Cutting Edge Drapery is best suited to serving the interior designer share of the textile treatment market because clients of interior designers can afford expensive materials and custom solutions. The company is unable to compete with large workrooms geared to mass production runs, nor can its pricing compete with the many "mom and pop" home workrooms. The company is dedicated to providing the highest quality workmanship, meeting the agreed delivery dates, and executing the custom work exactly in accordance with the designer's concept.

1.3 Keys to Success

There are a few key factors that spell success or failure for professional workrooms--most of which stem from the importance of reputation to an interior designer:

  1. The professional workroom must not have private clients. Interior designers are often paranoid that one of his clients will discover he could have saved thousands of dollars by dealing directly with the workroom. If private clients contact the company, they should be referred to a designer who works closely with the company.

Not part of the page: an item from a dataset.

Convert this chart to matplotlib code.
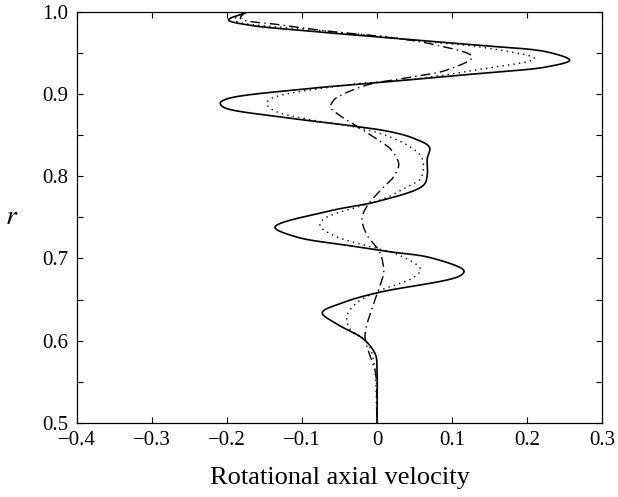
import numpy as np
import matplotlib.pyplot as plt
from matplotlib.ticker import MultipleLocator

# solid curve (r, velocity)
solid_r = [1.0, 0.990, 0.984, 0.976, 0.968, 0.959, 0.951, 0.941, 0.933, 0.925,
           0.914, 0.907, 0.894, 0.889, 0.884, 0.872, 0.862, 0.854, 0.846, 0.835,
           0.821, 0.801, 0.789, 0.770, 0.758, 0.738, 0.726, 0.716, 0.708, 0.701,
           0.685, 0.679, 0.659, 0.648, 0.634, 0.620, 0.602, 0.583, 0.565, 0.5]
solid_v = [-0.171, -0.198, -0.173, -0.085, 0.018, 0.138, 0.227, 0.257, 0.227, 0.138,
           0.004, -0.085, -0.200, -0.209, -0.205, -0.129, -0.040, 0.018, 0.049, 0.070,
           0.067, 0.067, 0.062, 0.004, -0.062, -0.136, -0.107, -0.040, 0.018, 0.071,
           0.116, 0.111, 0.004, -0.040, -0.073, -0.053, -0.018, -0.002, 0.0, 0.0]

# dotted curve
dot_r = [1.0, 0.990, 0.978, 0.969, 0.965, 0.957, 0.943, 0.930, 0.918, 0.911,
         0.894, 0.888, 0.880, 0.868, 0.860, 0.852, 0.838, 0.825, 0.813, 0.797,
         0.787, 0.774, 0.766, 0.748, 0.740, 0.728, 0.713, 0.705, 0.687, 0.677,
         0.661, 0.646, 0.630, 0.614, 0.598, 0.573, 0.5]
dot_v = [-0.175, -0.190, -0.085, 0.018, 0.049, 0.138, 0.210, 0.138, 0.049, -0.040,
         -0.142, -0.147, -0.138, -0.085, -0.031, 0.004, 0.040, 0.058, 0.062, 0.058,
         0.040, 0.013, -0.013, -0.071, -0.076, -0.058, -0.004, 0.027, 0.058, 0.049,
         0.004, -0.027, -0.040, -0.036, -0.013, -0.004, 0.0]

# dash-dot curve
dd_r = [1.0, 0.992, 0.984, 0.976, 0.970, 0.961, 0.945, 0.929, 0.921, 0.911,
        0.896, 0.892, 0.884, 0.876, 0.858, 0.837, 0.833, 0.815, 0.799, 0.787,
        0.764, 0.748, 0.728, 0.707, 0.683, 0.675, 0.646, 0.606, 0.581, 0.561, 0.5]
dd_v = [-0.175, -0.182, -0.129, -0.062, 0.004, 0.071, 0.127, 0.093, 0.049, -0.013,
        -0.053, -0.058, -0.062, -0.053, -0.022, 0.013, 0.018, 0.029, 0.022, 0.009,
        -0.013, -0.020, -0.013, 0.004, 0.009, 0.007, -0.004, -0.016, -0.009, -0.002, 0.0]

# rough pixel scale of the axes, only used to space the spline knots
SX, SY = 750.0, 820.0


def smooth(r, v, steps=24):
    'Centripetal Catmull-Rom through the read points.'
    p = np.column_stack([np.array(v) * SX, np.array(r) * SY])
    p = np.vstack([2 * p[0] - p[1], p, 2 * p[-1] - p[-2]])
    out = []
    for i in range(1, len(p) - 2):
        p0, p1, p2, p3 = p[i - 1], p[i], p[i + 1], p[i + 2]
        t0 = 0.0
        t1 = t0 + np.linalg.norm(p1 - p0) ** 0.5 + 1e-9
        t2 = t1 + np.linalg.norm(p2 - p1) ** 0.5 + 1e-9
        t3 = t2 + np.linalg.norm(p3 - p2) ** 0.5 + 1e-9
        t = np.linspace(t1, t2, steps, endpoint=False)[:, None]
        a1 = (t1 - t) / (t1 - t0) * p0 + (t - t0) / (t1 - t0) * p1
        a2 = (t2 - t) / (t2 - t1) * p1 + (t - t1) / (t2 - t1) * p2
        a3 = (t3 - t) / (t3 - t2) * p2 + (t - t2) / (t3 - t2) * p3
        b1 = (t2 - t) / (t2 - t0) * a1 + (t - t0) / (t2 - t0) * a2
        b2 = (t3 - t) / (t3 - t1) * a2 + (t - t1) / (t3 - t1) * a3
        out.append((t2 - t) / (t2 - t1) * b1 + (t - t1) / (t2 - t1) * b2)
    out.append(p[-2][None, :])
    out = np.vstack(out)
    return out[:, 0] / SX, out[:, 1] / SY


plt.rcParams['font.family'] = ['Liberation Serif', 'DejaVu Serif']
plt.rcParams['mathtext.fontset'] = 'stix'

fig = plt.figure(figsize=(6.18, 4.97), dpi=100)
ax = fig.add_axes([0.1246, 0.149, 0.8495, 0.8275])

x, y = smooth(solid_r, solid_v)
ax.plot(x, y, '-', color='k', lw=1.2)
x, y = smooth(dot_r, dot_v)
ax.plot(x, y, color='k', lw=1.0, linestyle=(0, (1, 3)))
x, y = smooth(dd_r, dd_v)
ax.plot(x, y, color='k', lw=1.0, linestyle=(0, (7, 3, 1, 3)))

ax.set_xlim(-0.4, 0.3)
ax.set_ylim(0.5, 1.0)
ax.yaxis.set_minor_locator(MultipleLocator(0.05))
ax.set_xticks([-0.4, -0.3, -0.2, -0.1, 0, 0.1, 0.2, 0.3])
ax.set_xticklabels(['\u22120.4', '\u22120.3', '\u22120.2', '\u22120.1', '0', '0.1', '0.2', '0.3'])
ax.set_yticks([0.5, 0.6, 0.7, 0.8, 0.9, 1.0])
ax.set_yticklabels(['0.5', '0.6', '0.7', '0.8', '0.9', '1.0'])
ax.tick_params(which='both', direction='in', top=True, right=True,
               length=4, width=0.8, labelsize=15, pad=6)
for side in ax.spines.values():
    side.set_linewidth(0.9)

ax.set_xlabel('Rotational axial velocity', fontsize=19, labelpad=12)
ax.set_ylabel('$r$', fontsize=20, rotation=0, labelpad=22, va='center')

fig.savefig('out.png', dpi=100)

  2. Clients who can afford interior designers tend to be very demanding; designers are under a lot of pressure. The interior designer needs to feel that his workroom considers that designer the most important person in the world. Any action that might indicate that the workroom might be busy with other designers' work, such as failing to return phone calls promptly, must be avoided.

  3. The workroom must be true to its word. The work must be executed exactly according to plan, when it was promised, and at the agreed price. The ability of the workroom to communicate effectively with the designer is key.

  4. The quality of the production supervisor is key. The production supervisor must insure that jobs quoted at 15 hours do not take 20 or more. Profit goals can not be reached if individual production stitchers do not work efficiently or are left idle.